(Data segment)
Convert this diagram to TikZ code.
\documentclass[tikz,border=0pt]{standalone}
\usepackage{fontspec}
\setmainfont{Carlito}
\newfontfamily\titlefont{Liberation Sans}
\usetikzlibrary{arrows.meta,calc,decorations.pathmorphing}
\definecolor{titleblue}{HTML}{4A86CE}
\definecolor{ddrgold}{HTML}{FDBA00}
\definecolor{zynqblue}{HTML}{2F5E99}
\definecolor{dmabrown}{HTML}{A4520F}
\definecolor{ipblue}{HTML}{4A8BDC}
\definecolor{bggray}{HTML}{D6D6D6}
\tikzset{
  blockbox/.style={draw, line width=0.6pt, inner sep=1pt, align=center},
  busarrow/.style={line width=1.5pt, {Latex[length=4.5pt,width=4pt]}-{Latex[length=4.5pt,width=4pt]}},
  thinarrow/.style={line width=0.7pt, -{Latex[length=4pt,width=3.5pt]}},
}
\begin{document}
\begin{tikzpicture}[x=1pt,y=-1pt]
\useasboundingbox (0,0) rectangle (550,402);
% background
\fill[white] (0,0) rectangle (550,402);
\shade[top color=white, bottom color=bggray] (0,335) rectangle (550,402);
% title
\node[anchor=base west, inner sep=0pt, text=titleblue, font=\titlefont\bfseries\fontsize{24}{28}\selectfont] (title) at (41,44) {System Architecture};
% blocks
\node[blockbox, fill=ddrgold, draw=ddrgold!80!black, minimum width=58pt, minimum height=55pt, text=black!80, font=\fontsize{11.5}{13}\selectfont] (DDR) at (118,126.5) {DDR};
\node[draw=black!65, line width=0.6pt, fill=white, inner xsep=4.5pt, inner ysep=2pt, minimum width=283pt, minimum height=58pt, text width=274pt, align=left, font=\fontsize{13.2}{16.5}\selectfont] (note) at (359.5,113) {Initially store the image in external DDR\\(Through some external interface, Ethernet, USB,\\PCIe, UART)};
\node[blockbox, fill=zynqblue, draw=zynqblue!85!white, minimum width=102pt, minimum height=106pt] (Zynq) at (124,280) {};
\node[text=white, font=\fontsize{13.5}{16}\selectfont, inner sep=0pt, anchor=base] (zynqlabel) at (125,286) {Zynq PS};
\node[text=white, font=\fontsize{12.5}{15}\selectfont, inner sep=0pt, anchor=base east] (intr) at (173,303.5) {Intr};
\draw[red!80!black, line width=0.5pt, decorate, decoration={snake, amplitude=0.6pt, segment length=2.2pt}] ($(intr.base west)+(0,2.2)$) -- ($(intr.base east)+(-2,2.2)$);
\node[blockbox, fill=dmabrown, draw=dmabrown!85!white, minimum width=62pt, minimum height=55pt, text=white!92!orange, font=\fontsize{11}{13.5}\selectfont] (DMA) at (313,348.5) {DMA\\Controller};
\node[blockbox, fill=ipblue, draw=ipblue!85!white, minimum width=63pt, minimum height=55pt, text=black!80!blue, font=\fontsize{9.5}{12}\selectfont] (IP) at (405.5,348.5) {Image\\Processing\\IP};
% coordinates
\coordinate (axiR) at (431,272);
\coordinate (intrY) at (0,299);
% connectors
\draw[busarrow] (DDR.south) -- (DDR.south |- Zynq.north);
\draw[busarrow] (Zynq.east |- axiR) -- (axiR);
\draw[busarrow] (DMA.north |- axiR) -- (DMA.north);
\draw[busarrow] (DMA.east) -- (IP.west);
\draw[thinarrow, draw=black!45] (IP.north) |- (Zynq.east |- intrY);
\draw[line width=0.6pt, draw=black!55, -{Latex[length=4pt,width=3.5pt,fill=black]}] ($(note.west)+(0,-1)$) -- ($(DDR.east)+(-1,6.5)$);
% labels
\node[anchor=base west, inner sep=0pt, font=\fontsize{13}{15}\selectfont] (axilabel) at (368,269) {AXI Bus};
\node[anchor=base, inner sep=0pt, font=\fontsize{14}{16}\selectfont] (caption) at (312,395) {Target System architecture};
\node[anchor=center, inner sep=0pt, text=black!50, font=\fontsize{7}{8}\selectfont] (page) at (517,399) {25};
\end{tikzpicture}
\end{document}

(Exercise)
Extract all of the data shown above and repeat it verbatim.

(Task response)
Convert this diagram to TikZ code.
\documentclass[tikz,border=0pt]{standalone}
\usepackage{fontspec}
\setmainfont{Carlito}
\newfontfamily\titlefont{Liberation Sans}
\usetikzlibrary{arrows.meta,calc,decorations.pathmorphing}
\definecolor{titleblue}{HTML}{4A86CE}
\definecolor{ddrgold}{HTML}{FDBA00}
\definecolor{zynqblue}{HTML}{2F5E99}
\definecolor{dmabrown}{HTML}{A4520F}
\definecolor{ipblue}{HTML}{4A8BDC}
\definecolor{bggray}{HTML}{D6D6D6}
\tikzset{
  blockbox/.style={draw, line width=0.6pt, inner sep=1pt, align=center},
  busarrow/.style={line width=1.5pt, {Latex[length=4.5pt,width=4pt]}-{Latex[length=4.5pt,width=4pt]}},
  thinarrow/.style={line width=0.7pt, -{Latex[length=4pt,width=3.5pt]}},
}
\begin{document}
\begin{tikzpicture}[x=1pt,y=-1pt]
\useasboundingbox (0,0) rectangle (550,402);
% background
\fill[white] (0,0) rectangle (550,402);
\shade[top color=white, bottom color=bggray] (0,335) rectangle (550,402);
% title
\node[anchor=base west, inner sep=0pt, text=titleblue, font=\titlefont\bfseries\fontsize{24}{28}\selectfont] (title) at (41,44) {System Architecture};
% blocks
\node[blockbox, fill=ddrgold, draw=ddrgold!80!black, minimum width=58pt, minimum height=55pt, text=black!80, font=\fontsize{11.5}{13}\selectfont] (DDR) at (118,126.5) {DDR};
\node[draw=black!65, line width=0.6pt, fill=white, inner xsep=4.5pt, inner ysep=2pt, minimum width=283pt, minimum height=58pt, text width=274pt, align=left, font=\fontsize{13.2}{16.5}\selectfont] (note) at (359.5,113) {Initially store the image in external DDR\\(Through some external interface, Ethernet, USB,\\PCIe, UART)};
\node[blockbox, fill=zynqblue, draw=zynqblue!85!white, minimum width=102pt, minimum height=106pt] (Zynq) at (124,280) {};
\node[text=white, font=\fontsize{13.5}{16}\selectfont, inner sep=0pt, anchor=base] (zynqlabel) at (125,286) {Zynq PS};
\node[text=white, font=\fontsize{12.5}{15}\selectfont, inner sep=0pt, anchor=base east] (intr) at (173,303.5) {Intr};
\draw[red!80!black, line width=0.5pt, decorate, decoration={snake, amplitude=0.6pt, segment length=2.2pt}] ($(intr.base west)+(0,2.2)$) -- ($(intr.base east)+(-2,2.2)$);
\node[blockbox, fill=dmabrown, draw=dmabrown!85!white, minimum width=62pt, minimum height=55pt, text=white!92!orange, font=\fontsize{11}{13.5}\selectfont] (DMA) at (313,348.5) {DMA\\Controller};
\node[blockbox, fill=ipblue, draw=ipblue!85!white, minimum width=63pt, minimum height=55pt, text=black!80!blue, font=\fontsize{9.5}{12}\selectfont] (IP) at (405.5,348.5) {Image\\Processing\\IP};
% coordinates
\coordinate (axiR) at (431,272);
\coordinate (intrY) at (0,299);
% connectors
\draw[busarrow] (DDR.south) -- (DDR.south |- Zynq.north);
\draw[busarrow] (Zynq.east |- axiR) -- (axiR);
\draw[busarrow] (DMA.north |- axiR) -- (DMA.north);
\draw[busarrow] (DMA.east) -- (IP.west);
\draw[thinarrow, draw=black!45] (IP.north) |- (Zynq.east |- intrY);
\draw[line width=0.6pt, draw=black!55, -{Latex[length=4pt,width=3.5pt,fill=black]}] ($(note.west)+(0,-1)$) -- ($(DDR.east)+(-1,6.5)$);
% labels
\node[anchor=base west, inner sep=0pt, font=\fontsize{13}{15}\selectfont] (axilabel) at (368,269) {AXI Bus};
\node[anchor=base, inner sep=0pt, font=\fontsize{14}{16}\selectfont] (caption) at (312,395) {Target System architecture};
\node[anchor=center, inner sep=0pt, text=black!50, font=\fontsize{7}{8}\selectfont] (page) at (517,399) {25};
\end{tikzpicture}
\end{document}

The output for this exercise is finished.